Forgés dans les entrailles fiévreuses de Lésigny, Olivier Pernot, Louis Péchinot, Simon Péchinot et Lola Frichet ont donné naissance à Pogo Car Crash Control comme on provoque une révolte dans un laboratoire clandestin. Depuis leur irruption tonitruante en 2016, leur parcours est celui d’une comète insoumise. Aujourd’hui, ils reviennent avec un quatrième album, NEGATIVE SKILLS qui jette une nouvelle fois un cocktail molotov en expansion dans l’univers punk et dans la galaxie métal.

Coup de barre dans les tympans
C’était un jeudi grisâtre, la tête alourdie par une énième nuit blanche, il me fallait mettre dans mes écouteurs un son percutant, mon choix s’est donc orienté sans hésitation vers le nouveau projet de Pogo Car Crash Control. L’album démarre sans sommation : You Came To Me jaillit avec la brutalité d’un uppercut. Pas d’introduction, pas de préliminaires – seulement la rage brute portée par un riff qui dérape sur l’asphalte humide. Pas de répit dans cette bagarre sonore, Don’t get Sore continue la lancée sauvage. Ils proposent une embardée bilingue, rageuse, qui sent la crasse et l’urgence. C’est suffisamment malin pour avoir été salué par Rolling Stone France comme une claque dans le dos du punk-metal tricolore.
Puis vient Comme toi, morceau faussement docile avec son ironie de façade. La basse y claque sec sur un break quasi-grunge, un faux temps mort qui relance la machine à pogos. Choisi comme Son du jour par le même magazine, c’est un morceau qui avance comme une confidence donnée du bout des lèvres pour empêcher l’envie d’hurler faire le travail. avant de hurler à la figure qu’on ne veut plus voir personne.
Pogo: la rage savante
Shallow Time, c’est deux minutes vingt-neuf de tension mal contenue, une mèche courte à la batterie et des guitares comme des scies circulaires. Une évocation tendue de Tête Blême, mais filtrée par une production moins étouffante, plus chirurgicale. On referme le point avec le titre Je mettrais bien le feu. Tempo lent, presque funèbre. Le refrain claque comme une vitrine qui vole en éclats. La voix de Simon Péchinot oscille entre l’ironie et le cri retenu. Ce n’est plus une chanson, c’est une insurrection intime. Ça brûle propre, mais ça brûle. La pièce maîtresse, Negative Skills, tient tout l’album dans ses nerfs : forme resserrée, punchlines comme des gifles, et une éclaircie mélodique aussitôt ravalée. On termine l’album avec un triptyque toujours aussi saisissant. Pas de salut, pas d’au revoir.

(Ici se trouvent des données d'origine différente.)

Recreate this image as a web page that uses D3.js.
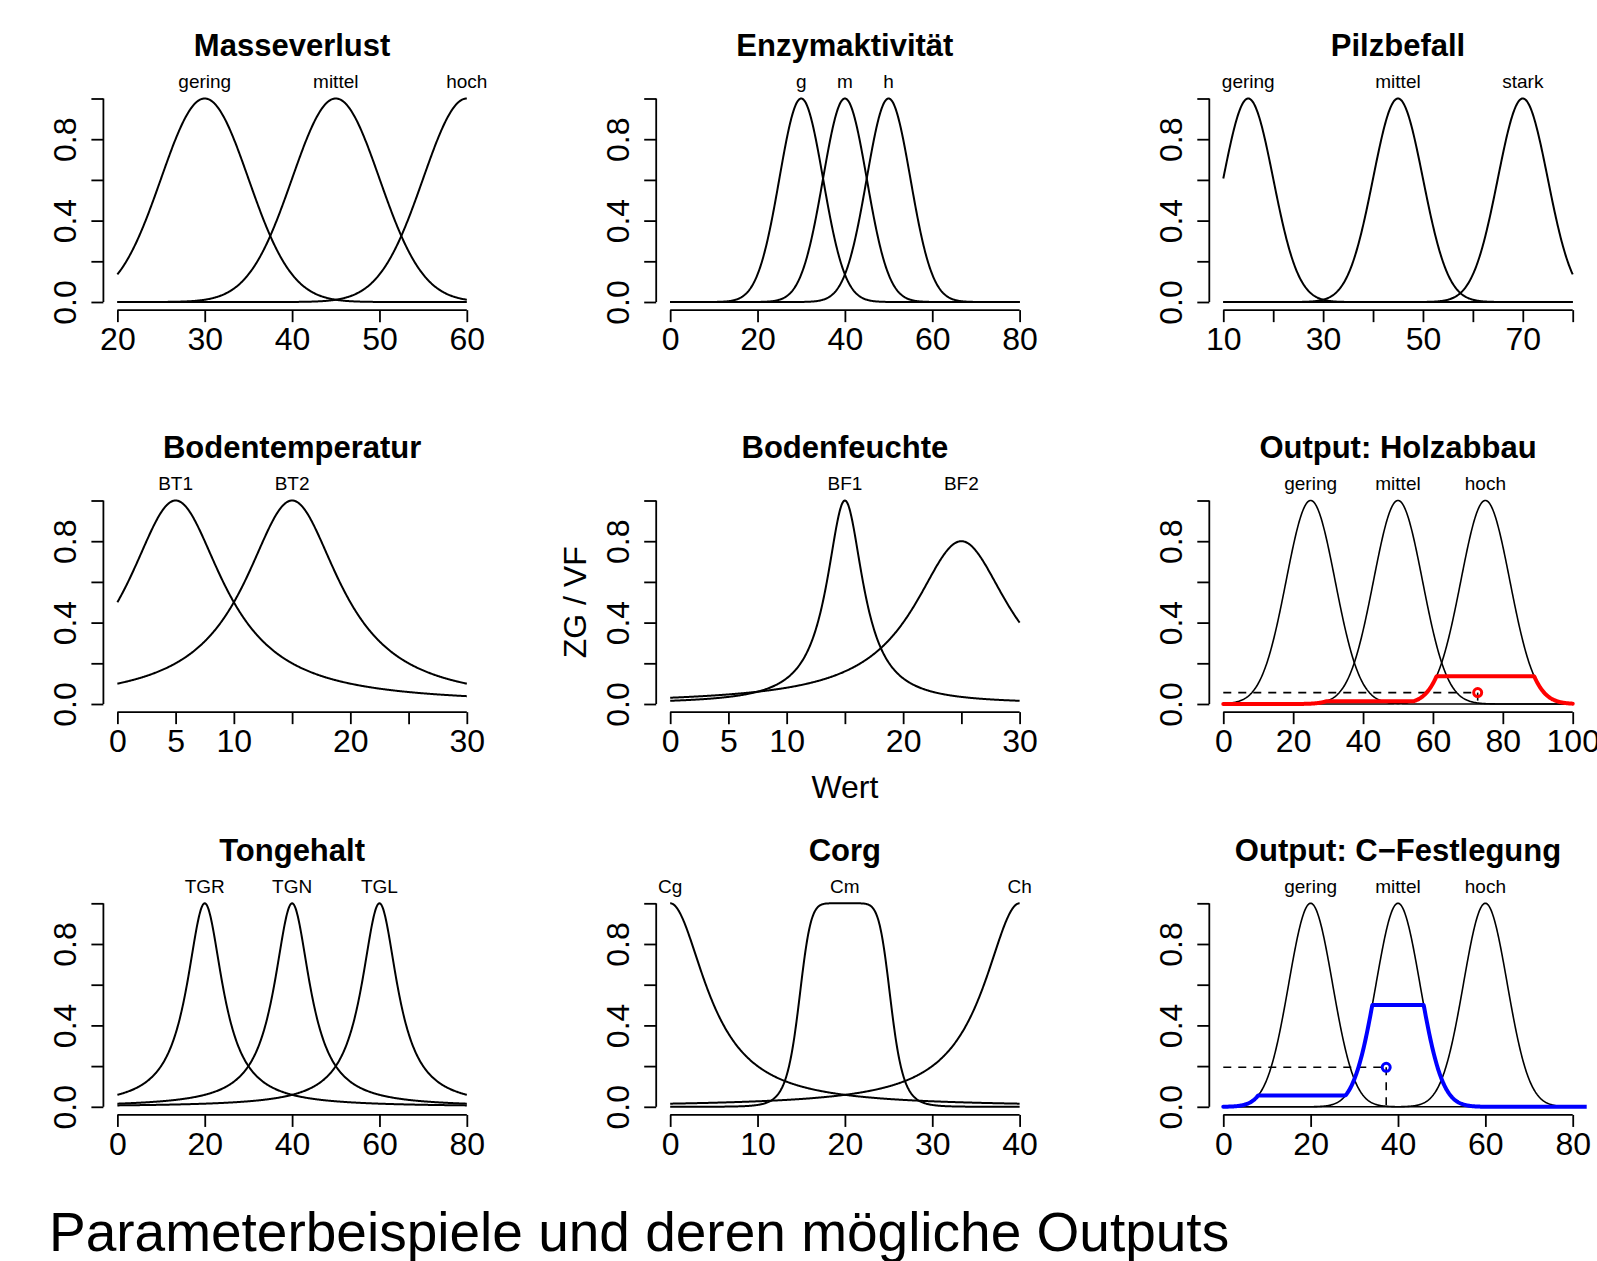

Construire avec les décombres
L’invitation du groupe dans l’émission Côté Club de France Inter, le 23 avril 2025, a ancré ce nouvel album dans le paysage rock national : pendant près d’une heure, les quatre musiciens ont défendu un disque qu’ils décrivent comme « notre façon d’apprendre à vivre avec la faille ». J’ai été immédiatement séduit par cette formule. Si j’ai eu la main lourde pour décrire le travail du groupe autour d’un champ lexical fleuri de violence. Il y aussi une simplicité touchante dans leur rapport à la musique.
En définitive, l’album agit comme un électrochoc, semblable à celui procuré par Bad bad Bird il y a quelques semaines. Chaque titre ressemble à une fissure dans le bitume. S’il fallait nommer la compétence négative dont parle le groupe, ce serait peut-être celle-ci : convertir la rage intime en architecture sonore. C’est bâtir du sens avec l’éclat des débris. Rester à feu et à son.